Objective:
Reproduce all the lines below exactly and omit the images.

Information shown:

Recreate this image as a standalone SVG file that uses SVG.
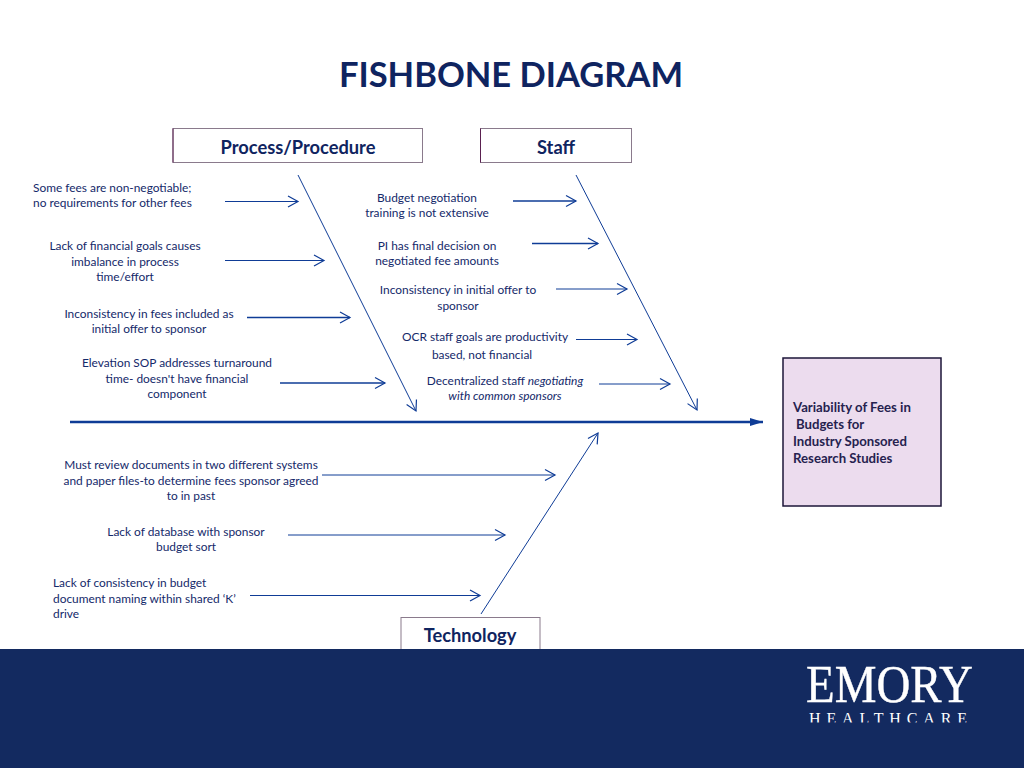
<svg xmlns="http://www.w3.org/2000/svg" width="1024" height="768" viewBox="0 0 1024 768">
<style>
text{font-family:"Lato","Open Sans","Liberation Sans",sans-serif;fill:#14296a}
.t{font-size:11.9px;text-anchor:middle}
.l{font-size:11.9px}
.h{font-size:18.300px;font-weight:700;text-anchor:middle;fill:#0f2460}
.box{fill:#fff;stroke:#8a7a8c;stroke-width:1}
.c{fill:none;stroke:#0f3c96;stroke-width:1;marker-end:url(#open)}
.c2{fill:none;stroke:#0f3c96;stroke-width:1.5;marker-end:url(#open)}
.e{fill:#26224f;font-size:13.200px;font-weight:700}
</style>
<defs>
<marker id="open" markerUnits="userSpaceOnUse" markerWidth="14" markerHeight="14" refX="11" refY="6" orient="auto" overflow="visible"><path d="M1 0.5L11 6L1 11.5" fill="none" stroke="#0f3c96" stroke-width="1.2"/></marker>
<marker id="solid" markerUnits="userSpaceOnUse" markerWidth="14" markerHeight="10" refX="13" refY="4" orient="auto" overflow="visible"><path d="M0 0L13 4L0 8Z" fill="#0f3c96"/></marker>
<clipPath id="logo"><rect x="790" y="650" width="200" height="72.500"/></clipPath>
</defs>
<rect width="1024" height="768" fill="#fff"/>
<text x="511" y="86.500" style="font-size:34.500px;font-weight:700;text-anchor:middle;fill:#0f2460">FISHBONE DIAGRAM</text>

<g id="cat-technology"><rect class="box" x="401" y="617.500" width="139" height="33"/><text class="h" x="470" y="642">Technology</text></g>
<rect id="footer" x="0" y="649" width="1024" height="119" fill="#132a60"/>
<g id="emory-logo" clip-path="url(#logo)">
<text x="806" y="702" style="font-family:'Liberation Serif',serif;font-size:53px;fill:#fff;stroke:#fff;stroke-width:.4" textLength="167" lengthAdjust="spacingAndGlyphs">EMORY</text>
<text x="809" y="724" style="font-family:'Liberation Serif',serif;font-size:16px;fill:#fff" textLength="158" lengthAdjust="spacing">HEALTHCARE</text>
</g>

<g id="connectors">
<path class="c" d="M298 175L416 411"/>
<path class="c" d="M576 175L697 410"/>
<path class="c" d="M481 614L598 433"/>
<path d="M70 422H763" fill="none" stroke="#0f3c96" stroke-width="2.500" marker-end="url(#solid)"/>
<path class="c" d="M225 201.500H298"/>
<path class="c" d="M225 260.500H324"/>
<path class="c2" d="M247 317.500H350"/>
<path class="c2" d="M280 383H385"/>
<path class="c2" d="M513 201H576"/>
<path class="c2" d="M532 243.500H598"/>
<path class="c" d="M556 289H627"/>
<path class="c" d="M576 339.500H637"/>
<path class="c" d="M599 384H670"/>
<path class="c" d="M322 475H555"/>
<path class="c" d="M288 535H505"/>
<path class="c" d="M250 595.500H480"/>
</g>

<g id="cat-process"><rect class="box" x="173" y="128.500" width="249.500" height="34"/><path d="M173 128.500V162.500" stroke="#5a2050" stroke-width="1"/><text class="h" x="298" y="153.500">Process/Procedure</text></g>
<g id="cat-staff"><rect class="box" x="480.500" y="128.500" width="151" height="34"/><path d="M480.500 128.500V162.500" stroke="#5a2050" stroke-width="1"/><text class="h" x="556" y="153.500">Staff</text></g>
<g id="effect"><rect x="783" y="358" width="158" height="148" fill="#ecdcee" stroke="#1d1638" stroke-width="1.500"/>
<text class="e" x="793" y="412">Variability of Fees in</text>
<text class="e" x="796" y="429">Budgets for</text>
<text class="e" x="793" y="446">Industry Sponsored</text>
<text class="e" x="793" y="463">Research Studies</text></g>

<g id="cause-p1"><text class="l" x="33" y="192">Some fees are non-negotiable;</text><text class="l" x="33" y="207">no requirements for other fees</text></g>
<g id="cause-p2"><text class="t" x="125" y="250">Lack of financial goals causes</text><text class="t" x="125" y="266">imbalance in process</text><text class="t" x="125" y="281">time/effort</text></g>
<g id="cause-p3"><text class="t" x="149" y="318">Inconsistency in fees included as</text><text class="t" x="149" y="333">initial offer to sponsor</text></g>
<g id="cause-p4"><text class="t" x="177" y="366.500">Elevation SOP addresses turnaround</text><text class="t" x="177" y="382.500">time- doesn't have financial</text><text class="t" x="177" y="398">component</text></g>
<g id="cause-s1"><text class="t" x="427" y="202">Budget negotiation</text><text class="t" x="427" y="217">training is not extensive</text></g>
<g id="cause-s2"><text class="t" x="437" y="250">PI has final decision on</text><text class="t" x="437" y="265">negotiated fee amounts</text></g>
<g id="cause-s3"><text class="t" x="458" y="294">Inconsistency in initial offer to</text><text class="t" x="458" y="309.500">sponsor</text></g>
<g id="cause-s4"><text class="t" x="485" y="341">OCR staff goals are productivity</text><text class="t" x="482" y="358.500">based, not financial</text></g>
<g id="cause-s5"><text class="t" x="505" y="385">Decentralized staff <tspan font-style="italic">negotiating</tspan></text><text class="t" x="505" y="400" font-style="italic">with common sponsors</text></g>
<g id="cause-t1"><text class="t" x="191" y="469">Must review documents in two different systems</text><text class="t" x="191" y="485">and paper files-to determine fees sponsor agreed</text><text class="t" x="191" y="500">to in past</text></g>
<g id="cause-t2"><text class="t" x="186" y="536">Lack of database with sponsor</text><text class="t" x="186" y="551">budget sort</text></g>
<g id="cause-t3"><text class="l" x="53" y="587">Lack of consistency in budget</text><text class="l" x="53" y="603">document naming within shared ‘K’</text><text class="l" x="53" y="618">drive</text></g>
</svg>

Exercise response:
Recreate this image as a standalone SVG file that uses SVG.
<svg xmlns="http://www.w3.org/2000/svg" width="1024" height="768" viewBox="0 0 1024 768">
<style>
text{font-family:"Lato","Open Sans","Liberation Sans",sans-serif;fill:#14296a}
.t{font-size:11.9px;text-anchor:middle}
.l{font-size:11.9px}
.h{font-size:18.300px;font-weight:700;text-anchor:middle;fill:#0f2460}
.box{fill:#fff;stroke:#8a7a8c;stroke-width:1}
.c{fill:none;stroke:#0f3c96;stroke-width:1;marker-end:url(#open)}
.c2{fill:none;stroke:#0f3c96;stroke-width:1.5;marker-end:url(#open)}
.e{fill:#26224f;font-size:13.200px;font-weight:700}
</style>
<defs>
<marker id="open" markerUnits="userSpaceOnUse" markerWidth="14" markerHeight="14" refX="11" refY="6" orient="auto" overflow="visible"><path d="M1 0.5L11 6L1 11.5" fill="none" stroke="#0f3c96" stroke-width="1.2"/></marker>
<marker id="solid" markerUnits="userSpaceOnUse" markerWidth="14" markerHeight="10" refX="13" refY="4" orient="auto" overflow="visible"><path d="M0 0L13 4L0 8Z" fill="#0f3c96"/></marker>
<clipPath id="logo"><rect x="790" y="650" width="200" height="72.500"/></clipPath>
</defs>
<rect width="1024" height="768" fill="#fff"/>
<text x="511" y="86.500" style="font-size:34.500px;font-weight:700;text-anchor:middle;fill:#0f2460">FISHBONE DIAGRAM</text>

<g id="cat-technology"><rect class="box" x="401" y="617.500" width="139" height="33"/><text class="h" x="470" y="642">Technology</text></g>
<rect id="footer" x="0" y="649" width="1024" height="119" fill="#132a60"/>
<g id="emory-logo" clip-path="url(#logo)">
<text x="806" y="702" style="font-family:'Liberation Serif',serif;font-size:53px;fill:#fff;stroke:#fff;stroke-width:.4" textLength="167" lengthAdjust="spacingAndGlyphs">EMORY</text>
<text x="809" y="724" style="font-family:'Liberation Serif',serif;font-size:16px;fill:#fff" textLength="158" lengthAdjust="spacing">HEALTHCARE</text>
</g>

<g id="connectors">
<path class="c" d="M298 175L416 411"/>
<path class="c" d="M576 175L697 410"/>
<path class="c" d="M481 614L598 433"/>
<path d="M70 422H763" fill="none" stroke="#0f3c96" stroke-width="2.500" marker-end="url(#solid)"/>
<path class="c" d="M225 201.500H298"/>
<path class="c" d="M225 260.500H324"/>
<path class="c2" d="M247 317.500H350"/>
<path class="c2" d="M280 383H385"/>
<path class="c2" d="M513 201H576"/>
<path class="c2" d="M532 243.500H598"/>
<path class="c" d="M556 289H627"/>
<path class="c" d="M576 339.500H637"/>
<path class="c" d="M599 384H670"/>
<path class="c" d="M322 475H555"/>
<path class="c" d="M288 535H505"/>
<path class="c" d="M250 595.500H480"/>
</g>

<g id="cat-process"><rect class="box" x="173" y="128.500" width="249.500" height="34"/><path d="M173 128.500V162.500" stroke="#5a2050" stroke-width="1"/><text class="h" x="298" y="153.500">Process/Procedure</text></g>
<g id="cat-staff"><rect class="box" x="480.500" y="128.500" width="151" height="34"/><path d="M480.500 128.500V162.500" stroke="#5a2050" stroke-width="1"/><text class="h" x="556" y="153.500">Staff</text></g>
<g id="effect"><rect x="783" y="358" width="158" height="148" fill="#ecdcee" stroke="#1d1638" stroke-width="1.500"/>
<text class="e" x="793" y="412">Variability of Fees in</text>
<text class="e" x="796" y="429">Budgets for</text>
<text class="e" x="793" y="446">Industry Sponsored</text>
<text class="e" x="793" y="463">Research Studies</text></g>

<g id="cause-p1"><text class="l" x="33" y="192">Some fees are non-negotiable;</text><text class="l" x="33" y="207">no requirements for other fees</text></g>
<g id="cause-p2"><text class="t" x="125" y="250">Lack of financial goals causes</text><text class="t" x="125" y="266">imbalance in process</text><text class="t" x="125" y="281">time/effort</text></g>
<g id="cause-p3"><text class="t" x="149" y="318">Inconsistency in fees included as</text><text class="t" x="149" y="333">initial offer to sponsor</text></g>
<g id="cause-p4"><text class="t" x="177" y="366.500">Elevation SOP addresses turnaround</text><text class="t" x="177" y="382.500">time- doesn't have financial</text><text class="t" x="177" y="398">component</text></g>
<g id="cause-s1"><text class="t" x="427" y="202">Budget negotiation</text><text class="t" x="427" y="217">training is not extensive</text></g>
<g id="cause-s2"><text class="t" x="437" y="250">PI has final decision on</text><text class="t" x="437" y="265">negotiated fee amounts</text></g>
<g id="cause-s3"><text class="t" x="458" y="294">Inconsistency in initial offer to</text><text class="t" x="458" y="309.500">sponsor</text></g>
<g id="cause-s4"><text class="t" x="485" y="341">OCR staff goals are productivity</text><text class="t" x="482" y="358.500">based, not financial</text></g>
<g id="cause-s5"><text class="t" x="505" y="385">Decentralized staff <tspan font-style="italic">negotiating</tspan></text><text class="t" x="505" y="400" font-style="italic">with common sponsors</text></g>
<g id="cause-t1"><text class="t" x="191" y="469">Must review documents in two different systems</text><text class="t" x="191" y="485">and paper files-to determine fees sponsor agreed</text><text class="t" x="191" y="500">to in past</text></g>
<g id="cause-t2"><text class="t" x="186" y="536">Lack of database with sponsor</text><text class="t" x="186" y="551">budget sort</text></g>
<g id="cause-t3"><text class="l" x="53" y="587">Lack of consistency in budget</text><text class="l" x="53" y="603">document naming within shared ‘K’</text><text class="l" x="53" y="618">drive</text></g>
</svg>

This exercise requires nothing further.